··· RECORDED INFORMATION
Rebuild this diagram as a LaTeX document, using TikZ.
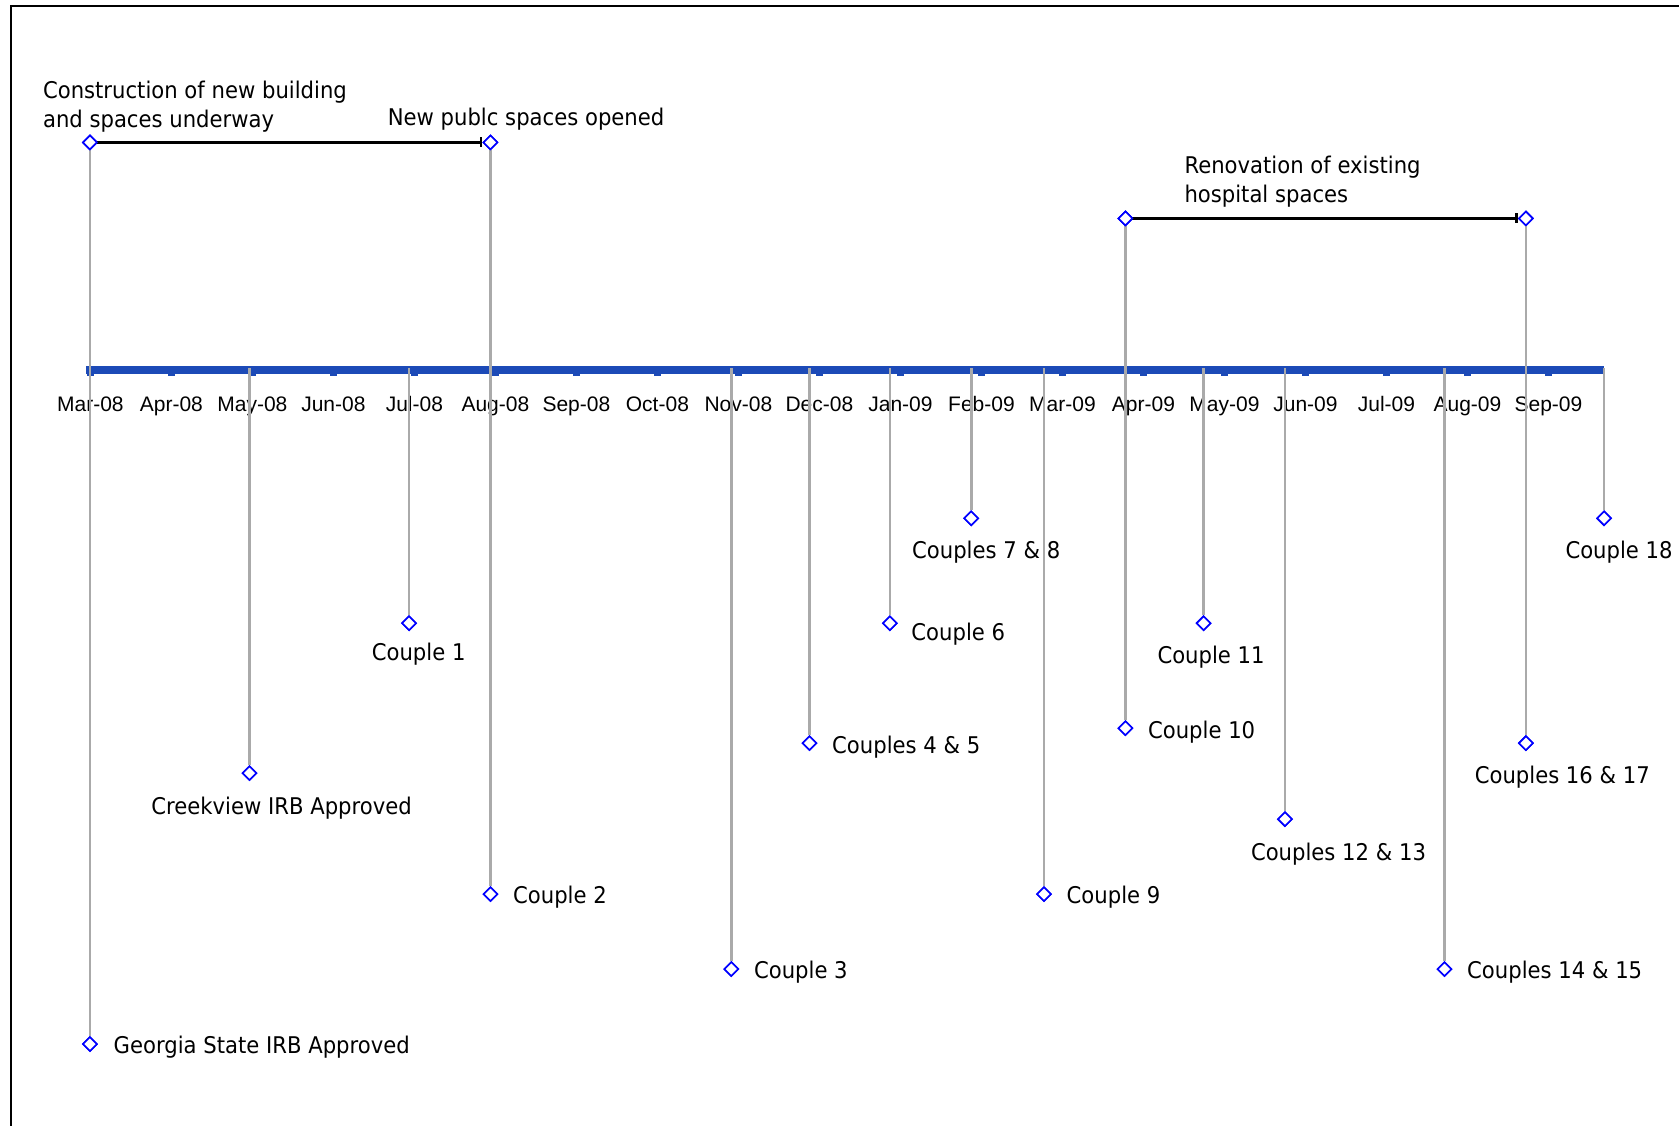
\documentclass[tikz,border=0pt]{standalone}
\usepackage{fontspec}
\setmainfont{DejaVu Sans}[FakeStretch=0.92]
\newfontfamily\arialf{Liberation Sans}
\usetikzlibrary{arrows.meta,shapes.geometric}
\definecolor{axisblue}{RGB}{28,74,183}
\definecolor{stemgray}{RGB}{170,170,170}
\begin{document}
\begin{tikzpicture}[x=1.0708pt,y=-1.0708pt,
  dia/.style={shape=diamond, draw=blue, fill=white, line width=1.6pt, minimum width=14.5pt, minimum height=14.5pt, inner sep=0pt},
  stem/.style={draw=stemgray, line width=2.6pt},
  lbl/.style={font=\fontsize{23}{29}\selectfont, inner sep=0pt, text=black},
  month/.style={font=\arialf\fontsize{21}{24}\selectfont, inner sep=0pt, anchor=base},
  spanline/.style={line width=2.4pt, -{Bar[width=10pt,line width=2.4pt]}},
  tickmark/.style={fill=axisblue, draw=none}
]
\useasboundingbox (0,0) rectangle (1568,1051);
% frame
\draw[line width=2pt] (10,1060) -- (10,6) -- (1580,6);

% axis
\fill[axisblue] (80,341.8) rectangle (1498,349.2);
\foreach \i/\m in {0/Mar-08,1/Apr-08,2/May-08,3/Jun-08,4/Jul-08,5/Aug-08,6/Sep-08,7/Oct-08,8/Nov-08,9/Dec-08,10/Jan-09,11/Feb-09,12/Mar-09,13/Apr-09,14/May-09,15/Jun-09,16/Jul-09,17/Aug-09,18/Sep-09}{
  \pgfmathsetmacro{\tx}{84.4+75.65*\i}
  \fill[tickmark] (\tx-3.2,348) rectangle (\tx+3.2,351.5);
  \node[month] (m\i) at (\tx,384.5) {\m};
}

% event diamonds
\node[dia] (con) at (84,133) {};
\node[dia] (gsa) at (84,975) {};
\node[dia] (crk) at (233,722) {};
\node[dia] (c1) at (382,582) {};
\node[dia] (npo) at (458,133) {};
\node[dia] (c2) at (458,835) {};
\node[dia] (c3) at (683,905) {};
\node[dia] (c45) at (756,694) {};
\node[dia] (c6) at (831,582) {};
\node[dia] (c78) at (907,484) {};
\node[dia] (c9) at (975,835) {};
\node[dia] (ren) at (1051,204) {};
\node[dia] (c10) at (1051,680) {};
\node[dia] (c11) at (1124,582) {};
\node[dia] (c1213) at (1200,765) {};
\node[dia] (c1415) at (1349,905) {};
\node[dia] (ree) at (1425,204) {};
\node[dia] (c1617) at (1425,694) {};
\node[dia] (c18) at (1498,484) {};

% axis attachment points
\foreach \n/\x in {crk/233,c1/382,c3/683,c45/756,c6/831,c78/907,c9/975,c11/1124,c1213/1200,c1415/1349,c18/1498}{
  \coordinate (a\n) at (\x,344);
}

% stems
\draw[stem] (con.south) -- (gsa.north);
\draw[stem] (npo.south) -- (c2.north);
\draw[stem] (ren.south) -- (c10.north);
\draw[stem] (ree.south) -- (c1617.north);
\foreach \n in {crk,c1,c3,c45,c6,c78,c9,c11,c1213,c1415,c18}{
  \draw[stem] (a\n) -- (\n.north);
}

% redraw diamonds on top of stems
\foreach \n in {con,gsa,crk,c1,npo,c2,c3,c45,c6,c78,c9,ren,c10,c11,c1213,c1415,ree,c1617,c18}{
  \node[dia] at (\n) {};
}

% spans
\draw[spanline] (con.center) -- (npo.west);
\node[dia] at (con) {};
\draw[spanline] (ren.center) -- (ree.west);
\node[dia] at (ren) {};

% labels
\node[lbl, align=left, anchor=west] (lcon) at (40,99.5) {Construction of new building\\and spaces underway};
\node[lbl, anchor=base west] (lnpo) at (362,117) {New publc spaces opened};
\node[lbl, align=left, anchor=west] (lren) at (1106,169.5) {Renovation of existing\\hospital spaces};
\node[lbl, anchor=base west] (lgsa) at (106,984) {Georgia State IRB Approved};
\node[lbl, anchor=base] (lcrk) at (263,761) {Creekview IRB Approved};
\node[lbl, anchor=base] (lc1) at (391,617) {Couple 1};
\node[lbl, anchor=base west] (lc2) at (479,844) {Couple 2};
\node[lbl, anchor=base west] (lc3) at (704,914) {Couple 3};
\node[lbl, anchor=base west] (lc45) at (777,704) {Couples 4 \& 5};
\node[lbl, anchor=base west] (lc6) at (851,598) {Couple 6};
\node[lbl, anchor=base] (lc78) at (921,522) {Couples 7 \& 8};
\node[lbl, anchor=base west] (lc9) at (996,844) {Couple 9};
\node[lbl, anchor=base west] (lc10) at (1072,690) {Couple 10};
\node[lbl, anchor=base] (lc11) at (1131,620) {Couple 11};
\node[lbl, anchor=base] (lc1213) at (1250,804) {Couples 12 \& 13};
\node[lbl, anchor=base west] (lc1415) at (1370,914) {Couples 14 \& 15};
\node[lbl, anchor=base] (lc1617) at (1459,732) {Couples 16 \& 17};
\node[lbl, anchor=base] (lc18) at (1512,522) {Couple 18};
\end{tikzpicture}
\end{document}
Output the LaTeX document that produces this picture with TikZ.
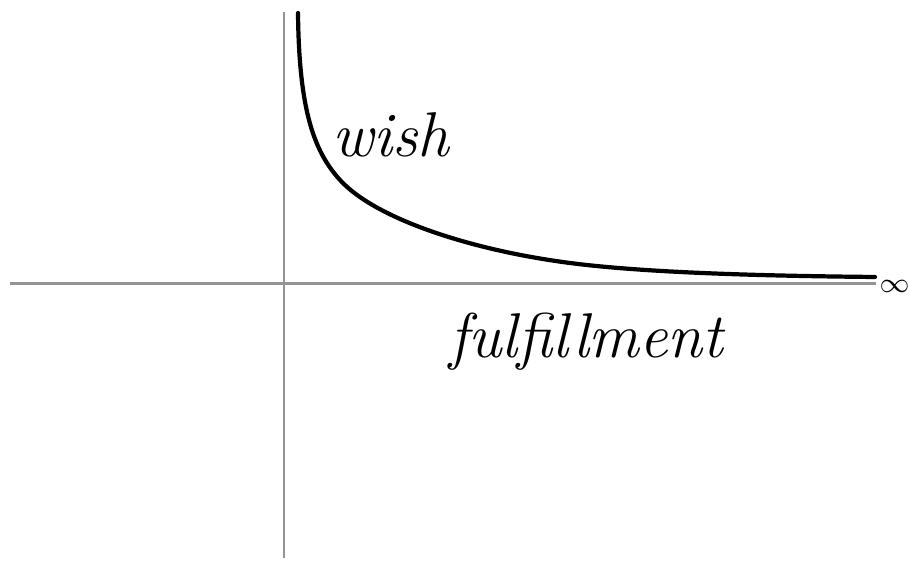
\documentclass[tikz,border=0pt]{standalone}
\usepackage{amsmath}
\usepackage{tikz}
\usetikzlibrary{positioning, calc}

\begin{document}
\begin{tikzpicture}[
    x=1cm, y=-1cm,
    axis/.style={draw=black!42, line width=0.85pt},
    curve/.style={draw=black, line width=1.2pt, line cap=round},
    label/.style={font=\fontsize{18}{21}\selectfont\itshape, inner sep=0pt}
]
\useasboundingbox (0,0) rectangle (9.10,5.61);

% axes
\coordinate (xl) at (0.10,2.84);
\coordinate (xr) at (8.76,2.84);
\coordinate (yt) at (2.84,0.12);
\coordinate (yb) at (2.84,5.58);
\draw[axis] (xl) -- (xr);
\draw[axis] (yt) -- (yb);

% wish curve
\coordinate (c0) at (2.98,0.13);
\coordinate (c1) at (3.40,1.80);
\coordinate (c2) at (5.70,2.63);
\coordinate (c3) at (8.75,2.77);
\draw[curve] (c0) .. controls (2.99,1.13) and (3.15,1.525) .. (c1)
    .. controls (3.75,2.185) and (4.70,2.50) .. (c2)
    .. controls (6.50,2.734) and (7.75,2.76) .. (c3);

% labels
\node[label, anchor=base] (wish) at (3.91,1.57) {wish};
\node[label, anchor=base] (ful) at (5.865,3.58) {fulfillment};
\node[font=\fontsize{8.5}{10}\selectfont, anchor=west, inner sep=0pt] (inf) at (8.79,2.86) {$\infty$};

\end{tikzpicture}
\end{document}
······
Copy the lines above exactly, starting with the line that contains "Output the LaTeX" and ending with the line that contains "anchor=west, inner sep=0pt]", and leave out any pictures.

> **CORRECT RESPONSE**:
Output the LaTeX document that produces this picture with TikZ.
\documentclass[tikz,border=0pt]{standalone}
\usepackage{amsmath}
\usepackage{tikz}
\usetikzlibrary{positioning, calc}

\begin{document}
\begin{tikzpicture}[
    x=1cm, y=-1cm,
    axis/.style={draw=black!42, line width=0.85pt},
    curve/.style={draw=black, line width=1.2pt, line cap=round},
    label/.style={font=\fontsize{18}{21}\selectfont\itshape, inner sep=0pt}
]
\useasboundingbox (0,0) rectangle (9.10,5.61);

% axes
\coordinate (xl) at (0.10,2.84);
\coordinate (xr) at (8.76,2.84);
\coordinate (yt) at (2.84,0.12);
\coordinate (yb) at (2.84,5.58);
\draw[axis] (xl) -- (xr);
\draw[axis] (yt) -- (yb);

% wish curve
\coordinate (c0) at (2.98,0.13);
\coordinate (c1) at (3.40,1.80);
\coordinate (c2) at (5.70,2.63);
\coordinate (c3) at (8.75,2.77);
\draw[curve] (c0) .. controls (2.99,1.13) and (3.15,1.525) .. (c1)
    .. controls (3.75,2.185) and (4.70,2.50) .. (c2)
    .. controls (6.50,2.734) and (7.75,2.76) .. (c3);

% labels
\node[label, anchor=base] (wish) at (3.91,1.57) {wish};
\node[label, anchor=base] (ful) at (5.865,3.58) {fulfillment};
\node[font=\fontsize{8.5}{10}\selectfont, anchor=west, inner sep=0pt] (inf) at (8.79,2.86) {$\infty$};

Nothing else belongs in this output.